* _Task brief_: Repeat each line of the material below exactly as it appears, minus any pictures.

* _Figure scripts_:
==================================================

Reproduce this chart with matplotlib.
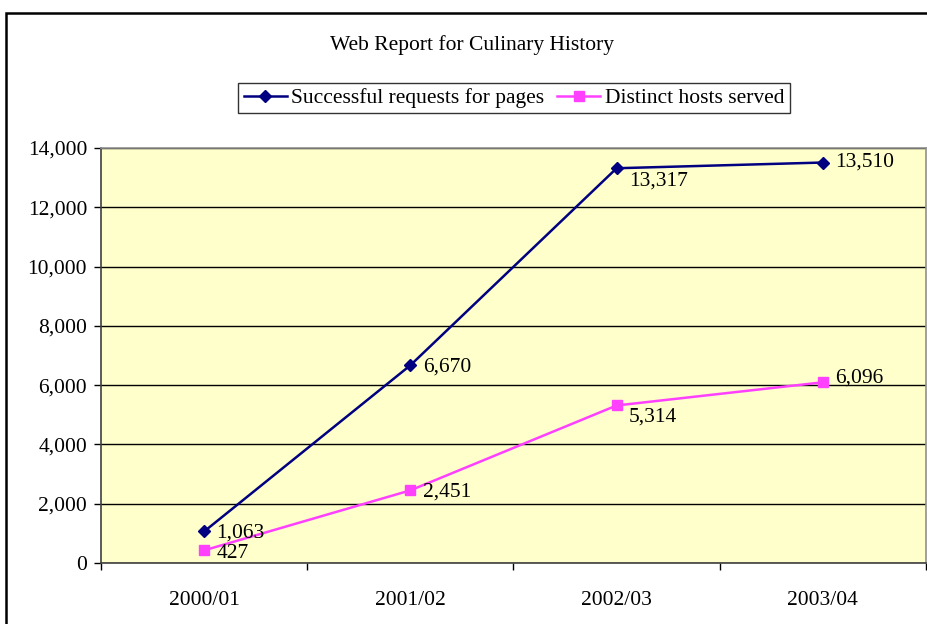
import matplotlib.pyplot as plt
from matplotlib.patches import Rectangle
from matplotlib.ticker import FuncFormatter, FixedLocator

years = ['2000/01', '2001/02', '2002/03', '2003/04']
requests = [1063, 6670, 13317, 13510]
hosts = [427, 2451, 5314, 6096]

plt.rcParams['font.family'] = ['Liberation Serif', 'DejaVu Serif']
fs = 15.5

fig = plt.figure(figsize=(9.28, 6.24), dpi=100)
ax = fig.add_axes([101 / 928, 61 / 624, 825 / 928, 415 / 624])
ax.set_facecolor('#FFFFCC')

x = list(range(len(years)))
ax.plot(x, requests, color='#000080', lw=1.8, marker='D', ms=6.5,
        label='Successful requests for pages', zorder=3)
ax.plot(x, hosts, color='#FF40FF', lw=1.8, marker='s', ms=6.5,
        label='Distinct hosts served', zorder=3)

# подписи значений
req_off = [(9, -1), (9, -1), (9, -9), (9, 0)]
host_off = [(9, -2), (9, -1), (9, -8), (9, 3)]
for i in x:
    ax.annotate(f'{requests[i]:,}', (i, requests[i]), xytext=req_off[i],
                textcoords='offset points', va='center', ha='left', fontsize=fs)
    ax.annotate(f'{hosts[i]:,}', (i, hosts[i]), xytext=host_off[i],
                textcoords='offset points', va='center', ha='left', fontsize=fs)

ax.set_xlim(-0.5, 3.5)
ax.set_ylim(0, 14000)
ax.set_yticks(range(0, 14001, 2000))
ax.yaxis.set_major_formatter(FuncFormatter(lambda v, p: f'{int(v):,}'))
ax.grid(axis='y', color='black', lw=1)
ax.set_axisbelow(True)

ax.set_xticks(x)
ax.set_xticklabels(years)
ax.xaxis.set_minor_locator(FixedLocator([-0.5, 0.5, 1.5, 2.5, 3.5]))
ax.tick_params(axis='x', which='major', length=0, pad=20, labelsize=fs)
ax.tick_params(axis='x', which='minor', length=5, width=1, direction='out')
ax.tick_params(axis='y', length=5, width=1, labelsize=fs, pad=5)

for s in ['top', 'right']:
    ax.spines[s].set_color('#909090')
for s in ['left', 'bottom']:
    ax.spines[s].set_color('#404040')
for s in ax.spines.values():
    s.set_linewidth(1.2)

fig.text(472 / 928, 1 - 45 / 624, 'Web Report for Culinary History',
         ha='center', va='center', fontsize=fs)

leg = fig.legend(loc='center', bbox_to_anchor=(514 / 928, 1 - 98 / 624), ncol=2,
                 fontsize=fs, frameon=True, fancybox=False, handlelength=2.0,
                 handletextpad=0.2, columnspacing=0.6, borderpad=0.25,
                 borderaxespad=0)
leg.get_frame().set_edgecolor('black')
leg.get_frame().set_linewidth(1)

# рамка вокруг рисунка
fig.patches.append(Rectangle((6 / 928, -0.1), 1.2, 1.1 - 13 / 624, transform=fig.transFigure,
                             fill=False, edgecolor='black', lw=1.8))

plt.savefig('out.png', dpi=100)
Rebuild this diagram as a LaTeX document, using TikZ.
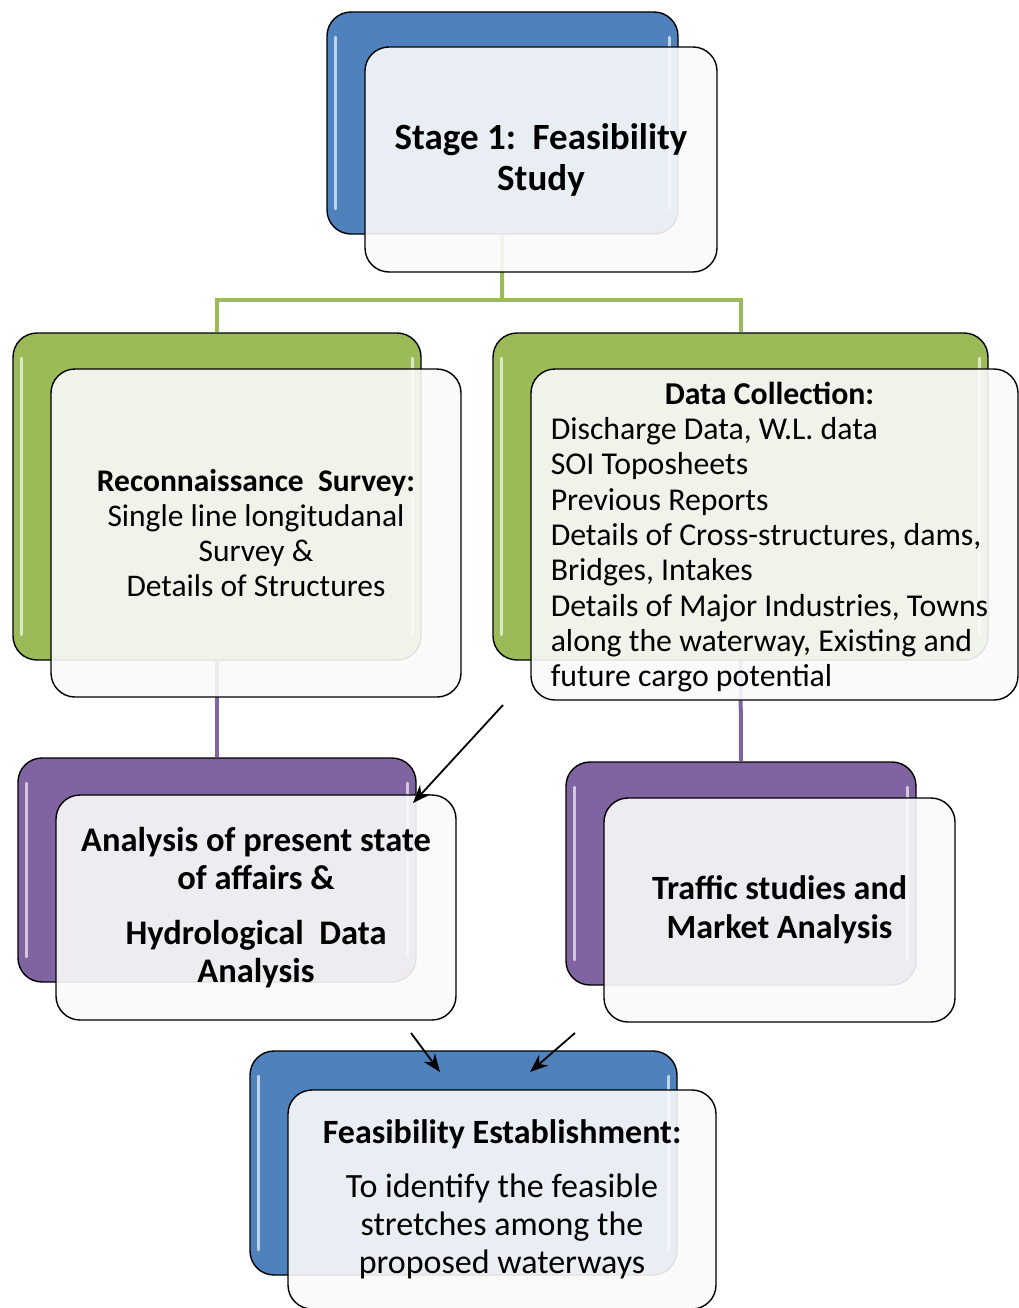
\documentclass[tikz,border=0pt]{standalone}
\usepackage{fontspec}
\setmainfont{Carlito}
\usetikzlibrary{arrows.meta,calc}
\definecolor{bblue}{HTML}{4F81BD}
\definecolor{bgreen}{HTML}{9BBB59}
\definecolor{bpurple}{HTML}{8064A2}
\begin{document}
\begin{tikzpicture}[x=1pt,y=-1pt,
  back/.style={draw=black, line width=1.4pt, rounded corners=24pt, inner sep=0pt},
  front/.style={draw=black, line width=1.4pt, rounded corners=24pt, inner sep=0pt,
    fill={rgb,255:red,250;green,250;blue,250}, fill opacity=0.9, text opacity=1},
  gloss/.style={white, line width=3.5pt, line cap=round, opacity=0.65},
  gline/.style={draw=bgreen, line width=4pt},
  pline/.style={draw=bpurple, line width=4pt},
  arr/.style={-{Stealth[length=18pt,width=14pt]}, line width=1.8pt, black},
]
\fill[white] (0,0) rectangle (1019,1308);
\useasboundingbox (0,0) rectangle (1019,1308);

% back boxes
\node[back, fill=bblue,   minimum width=351pt, minimum height=222pt] (topB) at (502.5,123) {};
\node[back, fill=bgreen,  minimum width=408pt, minimum height=327pt] (recB) at (217,496.5) {};
\node[back, fill=bgreen,  minimum width=495pt, minimum height=327pt] (datB) at (740.5,496.5) {};
\node[back, fill=bpurple, minimum width=398pt, minimum height=224pt] (anaB) at (217,870) {};
\node[back, fill=bpurple, minimum width=350pt, minimum height=223pt] (trfB) at (741,873.5) {};
\node[back, fill=bblue,   minimum width=427pt, minimum height=224pt] (feaB) at (463.5,1163) {};

% gloss highlights
\foreach \n in {topB,recB,datB,anaB,trfB,feaB}{
  \draw[gloss] ($(\n.north west)+(9,26)$) -- ($(\n.south west)+(9,-26)$);
  \draw[gloss] ($(\n.north east)+(-9,26)$) -- ($(\n.south east)+(-9,-26)$);
}

% connectors
\coordinate (gbar) at (502,300);
\draw[gline] (topB.south) -- (gbar);
\draw[gline] (recB.north) |- (gbar) -| (datB.north);
\draw[pline] (recB.south) -- (anaB.north);
\draw[pline] (datB.south) -- (trfB.north);

% front boxes
\node[front, minimum width=352pt, minimum height=225pt, align=center,
  font=\fontsize{37}{41}\selectfont\bfseries] (topF) at (541,159.5)
  {Stage 1:\ \ Feasibility\\Study};
\node[front, minimum width=410pt, minimum height=328pt, align=center,
  font=\fontsize{31.5}{35}\selectfont] (recF) at (256,533)
  {{\bfseries Reconnaissance\ \ Survey:}\\Single line longitudanal\\Survey \&\\Details of Structures};
\node[front, minimum width=487pt, minimum height=331pt,
  font=\fontsize{31.8}{35.3}\selectfont] (datF) at (774.5,534.5)
  {\raisebox{-4pt}[\height][\depth]{\begin{tabular}{@{}l@{}}\multicolumn{1}{@{}c@{}}{\bfseries Data Collection:}\\
   Discharge Data, W.L. data\\SOI Toposheets\\Previous Reports\\
   Details of Cross-structures, dams,\\Bridges, Intakes\\
   Details of Major Industries, Towns\\along the waterway, Existing and\\
   future cargo potential\end{tabular}}\hspace*{10pt}};
\node[front, minimum width=400pt, minimum height=225pt, align=center,
  font=\fontsize{34.5}{38}\selectfont\bfseries] (anaF) at (256,907.5)
  {Analysis of present state\\of affairs \&\\[17pt]Hydrological\ \ Data\\Analysis};
\node[front, minimum width=351pt, minimum height=224pt, align=center,
  font=\fontsize{34}{39}\selectfont\bfseries] (trfF) at (779.5,910)
  {Traffic studies and\\Market Analysis};
\node[front, minimum width=428pt, minimum height=219pt, align=center,
  font=\fontsize{34}{38}\selectfont] (feaF) at (502,1199.5)
  {{\bfseries Feasibility Establishment:}\\[16pt]To identify the feasible\\stretches among the\\proposed waterways};

% arrows
\coordinate (a1s) at (503,705);  \coordinate (a1e) at (413,803);
\coordinate (a2s) at (411,1033); \coordinate (a2e) at (440,1072);
\coordinate (a3s) at (575,1033); \coordinate (a3e) at (530,1072);
\draw[arr] (a1s) -- (a1e);
\draw[arr] (a2s) -- (a2e);
\draw[arr] (a3s) -- (a3e);
\end{tikzpicture}
\end{document}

==================================================

* _Reply_:
Reproduce this chart with matplotlib.
import matplotlib.pyplot as plt
from matplotlib.patches import Rectangle
from matplotlib.ticker import FuncFormatter, FixedLocator

years = ['2000/01', '2001/02', '2002/03', '2003/04']
requests = [1063, 6670, 13317, 13510]
hosts = [427, 2451, 5314, 6096]

plt.rcParams['font.family'] = ['Liberation Serif', 'DejaVu Serif']
fs = 15.5

fig = plt.figure(figsize=(9.28, 6.24), dpi=100)
ax = fig.add_axes([101 / 928, 61 / 624, 825 / 928, 415 / 624])
ax.set_facecolor('#FFFFCC')

x = list(range(len(years)))
ax.plot(x, requests, color='#000080', lw=1.8, marker='D', ms=6.5,
        label='Successful requests for pages', zorder=3)
ax.plot(x, hosts, color='#FF40FF', lw=1.8, marker='s', ms=6.5,
        label='Distinct hosts served', zorder=3)

# подписи значений
req_off = [(9, -1), (9, -1), (9, -9), (9, 0)]
host_off = [(9, -2), (9, -1), (9, -8), (9, 3)]
for i in x:
    ax.annotate(f'{requests[i]:,}', (i, requests[i]), xytext=req_off[i],
                textcoords='offset points', va='center', ha='left', fontsize=fs)
    ax.annotate(f'{hosts[i]:,}', (i, hosts[i]), xytext=host_off[i],
                textcoords='offset points', va='center', ha='left', fontsize=fs)

ax.set_xlim(-0.5, 3.5)
ax.set_ylim(0, 14000)
ax.set_yticks(range(0, 14001, 2000))
ax.yaxis.set_major_formatter(FuncFormatter(lambda v, p: f'{int(v):,}'))
ax.grid(axis='y', color='black', lw=1)
ax.set_axisbelow(True)

ax.set_xticks(x)
ax.set_xticklabels(years)
ax.xaxis.set_minor_locator(FixedLocator([-0.5, 0.5, 1.5, 2.5, 3.5]))
ax.tick_params(axis='x', which='major', length=0, pad=20, labelsize=fs)
ax.tick_params(axis='x', which='minor', length=5, width=1, direction='out')
ax.tick_params(axis='y', length=5, width=1, labelsize=fs, pad=5)

for s in ['top', 'right']:
    ax.spines[s].set_color('#909090')
for s in ['left', 'bottom']:
    ax.spines[s].set_color('#404040')
for s in ax.spines.values():
    s.set_linewidth(1.2)

fig.text(472 / 928, 1 - 45 / 624, 'Web Report for Culinary History',
         ha='center', va='center', fontsize=fs)

leg = fig.legend(loc='center', bbox_to_anchor=(514 / 928, 1 - 98 / 624), ncol=2,
                 fontsize=fs, frameon=True, fancybox=False, handlelength=2.0,
                 handletextpad=0.2, columnspacing=0.6, borderpad=0.25,
                 borderaxespad=0)
leg.get_frame().set_edgecolor('black')
leg.get_frame().set_linewidth(1)

# рамка вокруг рисунка
fig.patches.append(Rectangle((6 / 928, -0.1), 1.2, 1.1 - 13 / 624, transform=fig.transFigure,
                             fill=False, edgecolor='black', lw=1.8))

plt.savefig('out.png', dpi=100)
Rebuild this diagram as a LaTeX document, using TikZ.
\documentclass[tikz,border=0pt]{standalone}
\usepackage{fontspec}
\setmainfont{Carlito}
\usetikzlibrary{arrows.meta,calc}
\definecolor{bblue}{HTML}{4F81BD}
\definecolor{bgreen}{HTML}{9BBB59}
\definecolor{bpurple}{HTML}{8064A2}
\begin{document}
\begin{tikzpicture}[x=1pt,y=-1pt,
  back/.style={draw=black, line width=1.4pt, rounded corners=24pt, inner sep=0pt},
  front/.style={draw=black, line width=1.4pt, rounded corners=24pt, inner sep=0pt,
    fill={rgb,255:red,250;green,250;blue,250}, fill opacity=0.9, text opacity=1},
  gloss/.style={white, line width=3.5pt, line cap=round, opacity=0.65},
  gline/.style={draw=bgreen, line width=4pt},
  pline/.style={draw=bpurple, line width=4pt},
  arr/.style={-{Stealth[length=18pt,width=14pt]}, line width=1.8pt, black},
]
\fill[white] (0,0) rectangle (1019,1308);
\useasboundingbox (0,0) rectangle (1019,1308);

% back boxes
\node[back, fill=bblue,   minimum width=351pt, minimum height=222pt] (topB) at (502.5,123) {};
\node[back, fill=bgreen,  minimum width=408pt, minimum height=327pt] (recB) at (217,496.5) {};
\node[back, fill=bgreen,  minimum width=495pt, minimum height=327pt] (datB) at (740.5,496.5) {};
\node[back, fill=bpurple, minimum width=398pt, minimum height=224pt] (anaB) at (217,870) {};
\node[back, fill=bpurple, minimum width=350pt, minimum height=223pt] (trfB) at (741,873.5) {};
\node[back, fill=bblue,   minimum width=427pt, minimum height=224pt] (feaB) at (463.5,1163) {};

% gloss highlights
\foreach \n in {topB,recB,datB,anaB,trfB,feaB}{
  \draw[gloss] ($(\n.north west)+(9,26)$) -- ($(\n.south west)+(9,-26)$);
  \draw[gloss] ($(\n.north east)+(-9,26)$) -- ($(\n.south east)+(-9,-26)$);
}

% connectors
\coordinate (gbar) at (502,300);
\draw[gline] (topB.south) -- (gbar);
\draw[gline] (recB.north) |- (gbar) -| (datB.north);
\draw[pline] (recB.south) -- (anaB.north);
\draw[pline] (datB.south) -- (trfB.north);

% front boxes
\node[front, minimum width=352pt, minimum height=225pt, align=center,
  font=\fontsize{37}{41}\selectfont\bfseries] (topF) at (541,159.5)
  {Stage 1:\ \ Feasibility\\Study};
\node[front, minimum width=410pt, minimum height=328pt, align=center,
  font=\fontsize{31.5}{35}\selectfont] (recF) at (256,533)
  {{\bfseries Reconnaissance\ \ Survey:}\\Single line longitudanal\\Survey \&\\Details of Structures};
\node[front, minimum width=487pt, minimum height=331pt,
  font=\fontsize{31.8}{35.3}\selectfont] (datF) at (774.5,534.5)
  {\raisebox{-4pt}[\height][\depth]{\begin{tabular}{@{}l@{}}\multicolumn{1}{@{}c@{}}{\bfseries Data Collection:}\\
   Discharge Data, W.L. data\\SOI Toposheets\\Previous Reports\\
   Details of Cross-structures, dams,\\Bridges, Intakes\\
   Details of Major Industries, Towns\\along the waterway, Existing and\\
   future cargo potential\end{tabular}}\hspace*{10pt}};
\node[front, minimum width=400pt, minimum height=225pt, align=center,
  font=\fontsize{34.5}{38}\selectfont\bfseries] (anaF) at (256,907.5)
  {Analysis of present state\\of affairs \&\\[17pt]Hydrological\ \ Data\\Analysis};
\node[front, minimum width=351pt, minimum height=224pt, align=center,
  font=\fontsize{34}{39}\selectfont\bfseries] (trfF) at (779.5,910)
  {Traffic studies and\\Market Analysis};
\node[front, minimum width=428pt, minimum height=219pt, align=center,
  font=\fontsize{34}{38}\selectfont] (feaF) at (502,1199.5)
  {{\bfseries Feasibility Establishment:}\\[16pt]To identify the feasible\\stretches among the\\proposed waterways};

% arrows
\coordinate (a1s) at (503,705);  \coordinate (a1e) at (413,803);
\coordinate (a2s) at (411,1033); \coordinate (a2e) at (440,1072);
\coordinate (a3s) at (575,1033); \coordinate (a3e) at (530,1072);
\draw[arr] (a1s) -- (a1e);
\draw[arr] (a2s) -- (a2e);
\draw[arr] (a3s) -- (a3e);
\end{tikzpicture}
\end{document}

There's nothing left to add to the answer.